Bad News: My salsa teacher was wounded while taking part in a procession on Christmas day and has been unable to work all during the time I was in New York City for Xmas, so I had a class with a younger teacher in their new “salon,” which is just the large entry way of a small hotel – where they moved way over by the Mercado after the tienda of tipica they had been housed in was robbed during the night a few weeks ago. And that right after a day-time armed robbery of a regular tienda down the same street, which has caused it to bar its entrance. In the same week a young American friend of friends was stopped by a motorcyclist not too far from my area in broad daylight, and robbed at knifepoint, and a chickenbus from Comalapa was boarded, and everyone robbed of their huipils and their Christmas bonuses. So there is more crime and violence here than when I first came, and it is extending to the locals, not just the tourists. The “word” is that gangs from the City are moving out into the rural areas. 

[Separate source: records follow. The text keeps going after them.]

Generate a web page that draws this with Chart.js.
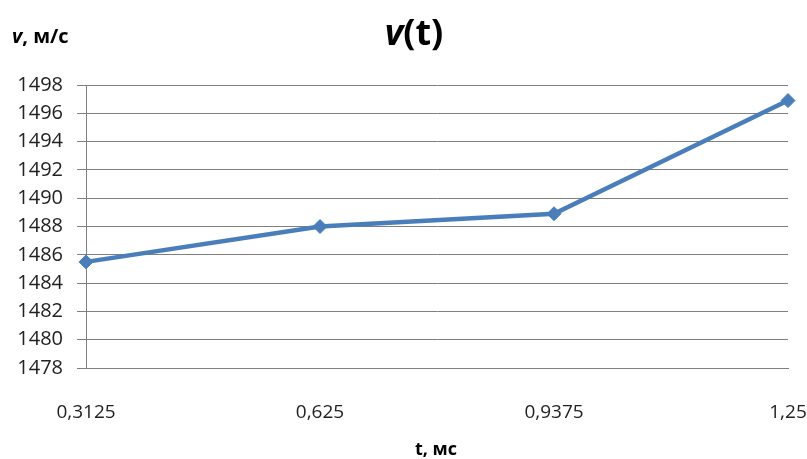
<!DOCTYPE html>
<html>
<head>
<meta charset="utf-8">
<script src="https://cdn.jsdelivr.net/npm/chart.js@4"></script>
<style>
  html, body { margin: 0; padding: 0; background: #fff; }
  #wrap { width: 807px; height: 459px; position: relative; }
</style>
</head>
<body>
<div id="wrap"><canvas id="chart"></canvas></div>
<script>
const timeLabels = ['0,3125', '0,625', '0,9375', '1,25'];
const speedValues = [1485.5, 1488.0, 1488.9, 1496.9];
const yMin = 1478;
const yMax = 1498;
const yStep = 2;

const font = '"Open Sans", "Noto Sans", sans-serif';

// title and axis captions with mixed styles (italic v)
const captions = {
    id: 'captions',
    afterDraw(chart) {
        const ctx = chart.ctx;
        ctx.save();
        ctx.fillStyle = '#000';
        ctx.textBaseline = 'alphabetic';

        // title v(t)
        ctx.font = 'italic bold 36px ' + font;
        const wv = ctx.measureText('v').width;
        ctx.font = 'bold 36px ' + font;
        const wt = ctx.measureText('(t)').width;
        let x = 414 - (wv + wt) / 2;
        ctx.font = 'italic bold 36px ' + font;
        ctx.fillText('v', x, 45);
        ctx.font = 'bold 36px ' + font;
        ctx.fillText('(t)', x + wv, 45);

        // y axis caption
        ctx.font = 'italic bold 20px ' + font;
        ctx.fillText('v', 12, 43);
        const w2 = ctx.measureText('v').width;
        ctx.font = 'bold 20px ' + font;
        ctx.fillText(', м/с', 12 + w2, 43);

        // x axis caption
        ctx.textAlign = 'center';
        ctx.font = 'bold 18px ' + font;
        ctx.fillText('t, мс', 436, 455);
        ctx.restore();
    }
};

new Chart(document.getElementById('chart'), {
    type: 'line',
    data: {
        labels: timeLabels,
        datasets: [{
            data: speedValues,
            borderColor: '#4a7ebb',
            backgroundColor: '#4a7ebb',
            borderWidth: 4.5,
            pointStyle: 'rectRot',
            pointRadius: 7,
            pointBorderWidth: 1,
            tension: 0
        }]
    },
    options: {
        responsive: true,
        maintainAspectRatio: false,
        animation: false,
        layout: { padding: { top: 85, right: 0, bottom: 0, left: 0 } },
        plugins: {
            legend: { display: false },
            tooltip: { enabled: false }
        },
        scales: {
            x: {
                offset: false,
                grid: { display: false },
                border: { display: true, color: '#7f7f7f' },
                ticks: {
                    color: '#222',
                    font: { family: font, size: 19 },
                    padding: 25,
                    maxRotation: 0
                },
                afterFit(scale) {
                    scale.height = 91;
                    scale.paddingLeft = 0;
                    scale.paddingRight = 19;
                }
            },
            y: {
                min: yMin,
                max: yMax,
                grid: { color: '#7f7f7f', tickLength: 9, lineWidth: 1 },
                border: { display: true, color: '#7f7f7f' },
                ticks: {
                    stepSize: yStep,
                    color: '#222',
                    font: { family: font, size: 20 },
                    padding: 14,
                    callback: value => String(value)
                },
                afterFit(scale) { scale.width = 86; }
            }
        }
    },
    plugins: [captions]
});
</script>
</body>
</html>
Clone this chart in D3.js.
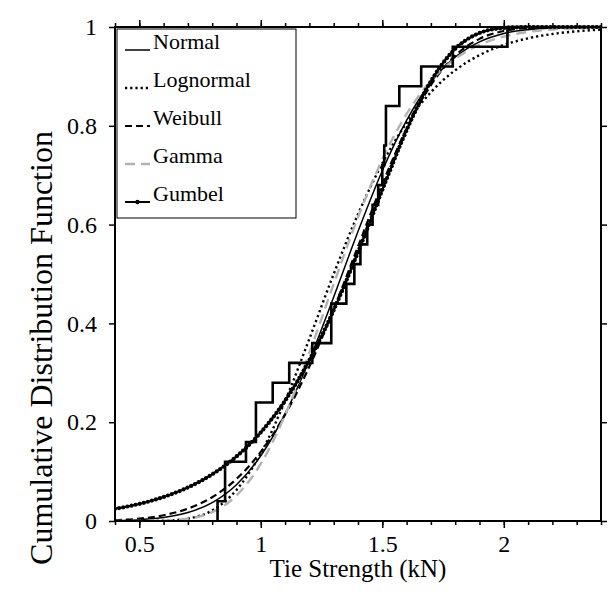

On the way to walk out to my salsa class today (now nearly a mile away,) I noticed bundles of pine needles arriving on the main street of my pueblo, and more cars parked than I’ve seen before. I thought perhaps it is a saint’s day or something and that I would find a procession on my return. But coming back, I found the main street of Santa Ana full of people in black, following behind a carried gold casket. Hundreds of solemn people, walking…some singing. Back up the street toward my house there were still people lining the streets, so whatever it is is not over. There were bombas being set off as I left, but none now. We have had our electricity going off and on and off for several days, apparently due to high winds knocking trees onto the wires here and there in Guate. Our water is out today too, and for the first time we have none in our reserve tank. Internet is also out at my house, because the phone in the house I get wireless service from has not been working since the first power outage. We also had a 5.6 earthquake centered in “nearby” Esquintla yesterday evening. It was the first one that has startled me enough to cause me to run quickly out of the house…..where I found my neighbors, too. I thought it all seemed very 3rd world til I read the news today that 500,000 people in California (including my sister, for a time) are without power. My daughter living in my house has snow, no power, and no hot water. I had the house set up for those emergencies, but they aren't sure how to get the generator power going. Much email conversation about that. The huge bunch of bananas that has been hanging in the tree in the yard came down yesterday. And with it came the whole 30 foot tree. My Spanish teacher told me that the tree is no good once it produces a bunch…..that a sprout will grow out of the old trunk to produce a new "tree". It will be interesting to see how long that takes. The bananas are ripening in a wheelbarrow covered with a tarp in a corner of the yard. I’m sorry to see that long purple knobbed appendage come down with it. That was beautiful.